Instructions for the task: Don't include pictures. Quote the lines below from the first through the line that contains "time_min = list(range(0, 24700, 100))".

Dataset extract:
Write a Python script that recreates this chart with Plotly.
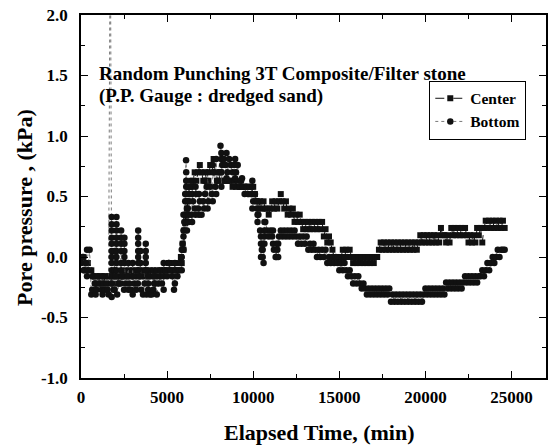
import plotly.graph_objects as go

# ---------------- data ----------------
# sampling grid of the logger, minutes
time_min = list(range(0, 24700, 100))

center_kpa = [
    0.0, 0.0, -0.05, -0.05, -0.05, -0.11,                                   # 0-500
    -0.11, -0.16, -0.16, -0.16, -0.22, -0.16, -0.16, -0.22, -0.16,          # 600-1400
    -0.16, -0.16, -0.22, -0.16, -0.16, -0.16, -0.22, -0.16, -0.16, -0.16, -0.16,  # 1500-2500
    -0.11, -0.16, -0.11, -0.16, -0.11, -0.16, -0.11, -0.16, -0.11, -0.16, -0.11,
    -0.16, -0.11, -0.16, -0.11, -0.16, -0.11, -0.16, -0.11, -0.16, -0.11,   # 2600-4600
    -0.11, -0.11, -0.11, -0.11, -0.05, -0.11, -0.11, -0.05, -0.11, -0.11, -0.05,  # 4700-5700
    0.0, 0.11, 0.22, 0.33, 0.46, 0.58, 0.63,                                # 5800-6400
    0.63, 0.70, 0.63, 0.70, 0.76, 0.70, 0.63, 0.70, 0.63, 0.63,             # 6500-7400
    0.76, 0.70, 0.81, 0.70, 0.63, 0.63, 0.70, 0.63, 0.63, 0.63, 0.63, 0.63, # 7500-8600
    0.63, 0.58, 0.63, 0.58, 0.63, 0.58, 0.58, 0.58, 0.58, 0.58, 0.58,       # 8700-9700
    0.52, 0.52, 0.58, 0.52, 0.46, 0.40, 0.46, 0.40, 0.46, 0.40,             # 9800-10700
    0.40, 0.35, 0.40, 0.46, 0.40, 0.46, 0.40, 0.46, 0.52, 0.46, 0.40, 0.46,
    0.35, 0.40, 0.35, 0.40,                                                 # 10800-12300
    0.29, 0.35, 0.29, 0.35, 0.29,                                           # 12400-12800
    0.23, 0.29, 0.23, 0.29, 0.23, 0.29, 0.23, 0.29, 0.23, 0.29, 0.23, 0.29, # 12900-14000
    0.17, 0.23, 0.12, 0.17, 0.12,                                           # 14100-14500
    0.06, 0.0, 0.0, 0.0, 0.0, 0.0, 0.06, 0.0, 0.06, 0.0, 0.06, 0.0,         # 14600-15700
    -0.05, 0.0, -0.05, 0.0, -0.05, 0.0, -0.05, 0.0, -0.05, 0.0, -0.05, 0.0,
    -0.05, 0.0,                                                             # 15800-17100
    0.0, 0.06, 0.12, 0.06, 0.12, 0.06, 0.12, 0.06,                          # 17200-17900
    0.12, 0.06, 0.12, 0.06, 0.12, 0.06, 0.12, 0.06, 0.12, 0.06, 0.12, 0.06,
    0.12, 0.06, 0.12, 0.06, 0.12,                                           # 18000-19600
    0.18, 0.12, 0.18, 0.12, 0.18, 0.12, 0.18, 0.12, 0.18, 0.12, 0.18, 0.12, # 19700-20800
    0.24, 0.18, 0.18, 0.12, 0.18, 0.12,                                     # 20900-21400
    0.24, 0.18, 0.24, 0.18, 0.24, 0.18, 0.24, 0.18, 0.24, 0.18,             # 21500-22400
    0.12, 0.18, 0.12, 0.18, 0.12, 0.24, 0.18, 0.24, 0.12, 0.24,             # 22500-23400
    0.30, 0.24, 0.30, 0.24, 0.30, 0.24, 0.30, 0.24, 0.30, 0.24, 0.30, 0.24, # 23500-24600
]

bottom_kpa = [
    -0.05, 0.0, -0.11, -0.05, -0.11, 0.06,                                  # 0-500
    -0.31, -0.16, -0.22, -0.27, -0.16, -0.22, -0.27, -0.22, -0.27, -0.22, -0.31,  # 600-1600
    3.0,                                                                    # 1700 (off scale)
    -0.22, -0.27, -0.16, -0.31, -0.22,                                      # 1800-2200
    -0.22, -0.16, -0.27, -0.22, -0.16, -0.22, -0.27, -0.16, -0.22, -0.27,   # 2300-3200
    -0.22, -0.16, -0.27, -0.31, -0.22, -0.31, -0.27, -0.31,                 # 3300-4000
    -0.31, -0.27, -0.22, -0.31, -0.22, -0.16,                               # 4100-4600
    -0.22, -0.16, -0.11, -0.16, -0.05, -0.11, -0.16, -0.27, -0.11, -0.16, -0.11,  # 4700-5700
    -0.05, 0.11, 0.29, 0.80, 0.40, 0.52,                                    # 5800-6300
    0.35, 0.46, 0.40, 0.52, 0.40, 0.46, 0.35, 0.46, 0.52, 0.58, 0.46,       # 6400-7400
    0.58, 0.52, 0.70, 0.58, 0.63, 0.70, 0.92, 0.76, 0.81,                   # 7500-8300
    0.76, 0.70, 0.81, 0.76, 0.70, 0.76, 0.70, 0.76,                         # 8400-9100
    0.58, 0.63, 0.58, 0.52, 0.58, 0.52, 0.58, 0.52, 0.46, 0.52, 0.46,       # 9200-10200
    0.35, 0.22, 0.06, -0.05, 0.29, 0.22, 0.17, 0.22, 0.17, 0.06, 0.0, 0.06, # 10300-11400
    0.17, 0.22, 0.17, 0.22, 0.17, 0.22, 0.17, 0.22, 0.17, 0.22,             # 11500-12400
    0.17, 0.11, 0.17, 0.11, 0.17, 0.11, 0.17,                               # 12500-13100
    0.06, 0.11, 0.06, 0.11, 0.06,                                           # 13200-13600
    0.0, 0.06, 0.0, 0.06, 0.0, 0.06,                                        # 13700-14200
    -0.05, 0.0, -0.05, 0.0, -0.05, 0.0, -0.05,                              # 14300-14900
    -0.11, -0.05, -0.11, -0.05, -0.11,                                      # 15000-15400
    -0.16, -0.11, -0.16, -0.22, -0.16, -0.22, -0.16, -0.22, -0.26, -0.22, -0.26,  # 15500-16500
    -0.31, -0.26, -0.31, -0.26, -0.31, -0.26, -0.31, -0.26, -0.31, -0.26,
    -0.31, -0.26, -0.31, -0.26,                                             # 16600-17900
    -0.37, -0.31, -0.37, -0.31, -0.37, -0.31, -0.37, -0.31, -0.37, -0.31,
    -0.37, -0.31, -0.37, -0.31, -0.37, -0.31, -0.37, -0.31, -0.37, -0.31,   # 18000-19900
    -0.26, -0.31, -0.26, -0.31, -0.26, -0.31, -0.26, -0.31, -0.26, -0.31, -0.26, -0.31,  # 20000-21100
    -0.21, -0.26, -0.21, -0.26, -0.21, -0.26, -0.21, -0.26,                 # 21200-21900
    -0.21, -0.26, -0.21, -0.16, -0.21, -0.16, -0.21, -0.16, -0.21, -0.16, -0.21,  # 22000-23000
    -0.16, -0.16, -0.11, -0.16, -0.11, -0.05, -0.11, -0.05,                 # 23100-23800
    0.0, -0.05, 0.0, 0.06, 0.0, 0.06, 0.06, 0.06,                           # 23900-24600
]

# extra readings scattered between the grid times (noisy columns)
bottom_scatter = [
    (150, -0.11), (150, 0.0), (350, 0.06), (350, -0.16), (650, -0.27),
    (850, -0.31), (850, -0.22), (1250, -0.31), (1250, -0.16), (1550, -0.27),
    (1780, 0.33), (1780, 0.27), (1780, 0.22), (1780, 0.16), (1780, 0.11), (1780, 0.05),
    (1780, 0.0), (1780, -0.05), (1780, -0.11), (1780, -0.16), (1780, -0.33),
    (1950, 0.05), (1950, -0.11), (1950, -0.27),
    (2060, 0.33), (2060, 0.27), (2060, 0.22), (2060, 0.16), (2060, 0.11), (2060, 0.05),
    (2060, 0.0), (2060, -0.05), (2060, -0.11),
    (2330, 0.22), (2330, 0.16), (2330, 0.11), (2330, 0.05), (2330, -0.05), (2330, -0.11),
    (2520, 0.16), (2520, 0.11), (2520, 0.05), (2520, 0.0), (2520, -0.05),
    (2750, -0.05), (2750, -0.27), (3000, -0.05), (3000, -0.31),
    (3320, 0.22), (3320, 0.16), (3320, 0.11), (3320, 0.05), (3320, 0.0), (3320, -0.05), (3320, -0.11),
    (3450, 0.05), (3450, -0.05),
    (3760, 0.11), (3760, 0.05), (3760, 0.0), (3760, -0.05), (3760, -0.11),
    (3900, -0.16), (3900, -0.22), (4250, -0.16), (4250, -0.22),
    (4800, -0.27), (4800, -0.05), (5100, -0.05), (5450, -0.05), (5450, -0.22),
    (5850, 0.0), (5850, -0.11), (5850, 0.06),
    (5950, 0.17), (5950, 0.06), (5950, 0.22), (5950, 0.35),
    (6050, 0.46), (6050, 0.35), (6050, 0.52),
    (6110, 0.70), (6110, 0.63), (6110, 0.58),
    (6150, 0.52), (6150, 0.46), (6150, 0.40), (6150, 0.29), (6150, 0.22),
    (6250, 0.35), (6250, 0.29), (6250, 0.46), (6250, 0.58),
    (6450, 0.29), (6450, 0.52), (6450, 0.58), (6650, 0.35), (6650, 0.58),
    (6850, 0.35), (6850, 0.52), (7150, 0.40), (7150, 0.63), (7350, 0.40), (7350, 0.70),
    (7650, 0.46), (7650, 0.76), (7850, 0.52), (7850, 0.81),
    (8150, 0.86), (8150, 0.81), (8150, 0.70), (8150, 0.58),
    (8450, 0.86), (8450, 0.65), (8950, 0.81), (8950, 0.65), (9350, 0.65),
    (9950, 0.63), (9950, 0.58), (9950, 0.40),
    (10250, 0.46), (10250, 0.40), (10250, 0.35), (10250, 0.29),
    (10450, 0.17), (10450, 0.11), (10450, 0.0), (10550, 0.11), (10550, 0.06), (10550, 0.0),
    (10650, 0.22), (10650, 0.17), (10650, 0.11), (10650, 0.29),
    (11150, 0.22), (11150, 0.11), (11350, 0.11), (11350, 0.0), (11450, 0.11), (11450, 0.0),
]

center_scatter = [
    (5850, -0.05), (5950, 0.06), (6050, 0.28), (6150, 0.40), (6250, 0.52),
]

x_tick_values = [0, 5000, 10000, 15000, 20000, 25000]
x_tick_labels = ["0", "5000", "10000", "15000", "20000", "25000"]
y_tick_values = [-1.0, -0.5, 0.0, 0.5, 1.0, 1.5, 2.0]
y_tick_labels = ["-1.0", "-0.5", "0.0", "0.5", "1.0", "1.5", "2.0"]

note_line1 = "Random Punching 3T Composite/Filter stone"
note_line2 = "(P.P. Gauge : dredged sand)"
x_title = "Elapsed Time, (min)"
y_title = "Pore pressure , (kPa)"

# ---------------- build series ----------------
def merge(grid_t, grid_v, extra):
    pts = list(zip(grid_t, grid_v)) + list(extra)
    pts.sort(key=lambda p: p[0])
    return [p[0] for p in pts], [p[1] for p in pts]

assert len(center_kpa) == len(time_min)
assert len(bottom_kpa) == len(time_min)
ct, cv = merge(time_min, center_kpa, center_scatter)
bt, bv = merge(time_min, bottom_kpa, bottom_scatter)

SERIF = "Liberation Serif"
fig = go.Figure()
fig.add_trace(go.Scatter(
    x=ct, y=cv, name="Center", mode="lines+markers",
    line=dict(color="#111111", width=1, dash="dash"),
    marker=dict(symbol="square", size=6, color="#111111"),
))
fig.add_trace(go.Scatter(
    x=bt, y=bv, name="Bottom", mode="lines+markers",
    line=dict(color="#555555", width=0.8, dash="dot"),
    marker=dict(symbol="circle", size=6.5, color="#111111"),
))

axis_common = dict(
    showline=True, linecolor="black", linewidth=1.5, mirror="ticks",
    ticks="inside", ticklen=7, tickwidth=1.3, tickcolor="black",
    showgrid=False, zeroline=False,
    tickfont=dict(family=SERIF, size=17, color="black", weight="bold"),
)
fig.update_xaxes(range=[0, 27000], tickmode="array", tickvals=x_tick_values,
                 ticktext=x_tick_labels,
                 minor=dict(dtick=2500, tick0=0, ticks="inside", ticklen=4,
                            tickwidth=1, tickcolor="black"),
                 ticklabelstandoff=3, **axis_common)
fig.update_yaxes(range=[-1, 2], tickmode="array", tickvals=y_tick_values,
                 ticktext=y_tick_labels,
                 minor=dict(dtick=0.25, tick0=0, ticks="inside", ticklen=4,
                            tickwidth=1, tickcolor="black"),
                 ticklabelstandoff=8, **axis_common)

fig.add_annotation(text=note_line1, xref="paper", yref="paper", x=0.034, y=0.838,
                   xanchor="left", yanchor="middle", showarrow=False,
                   font=dict(family=SERIF, size=19, color="black", weight="bold"))
fig.add_annotation(text=note_line2, xref="paper", yref="paper", x=0.034, y=0.778,
                   xanchor="left", yanchor="middle", showarrow=False,
                   font=dict(family=SERIF, size=19, color="black", weight="bold"))
fig.add_annotation(text=x_title, xref="paper", yref="paper", x=0.512, y=-0.149,
                   xanchor="center", yanchor="middle", showarrow=False,
                   font=dict(family=SERIF, size=22, color="black", weight="bold"))
fig.add_annotation(text=y_title, xref="paper", yref="paper", x=-0.1215, y=0.47,
                   xanchor="center", yanchor="middle", showarrow=False, textangle=-90,
                   font=dict(family=SERIF, size=22, color="black", weight="bold"))

fig.update_layout(
    width=549, height=447,
    margin=dict(l=81, r=1, t=15, b=69),
    paper_bgcolor="white", plot_bgcolor="white",
    showlegend=True,
    legend=dict(x=0.749, y=0.819, xanchor="left", yanchor="top",
                bordercolor="black", borderwidth=1, bgcolor="rgba(255,255,255,0)",
                font=dict(family=SERIF, size=15.5, color="black", weight="bold"),
                itemwidth=30, tracegroupgap=0),
)

fig.write_html("out.html")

Task response:
Write a Python script that recreates this chart with Plotly.
import plotly.graph_objects as go

# ---------------- data ----------------
# sampling grid of the logger, minutes
time_min = list(range(0, 24700, 100))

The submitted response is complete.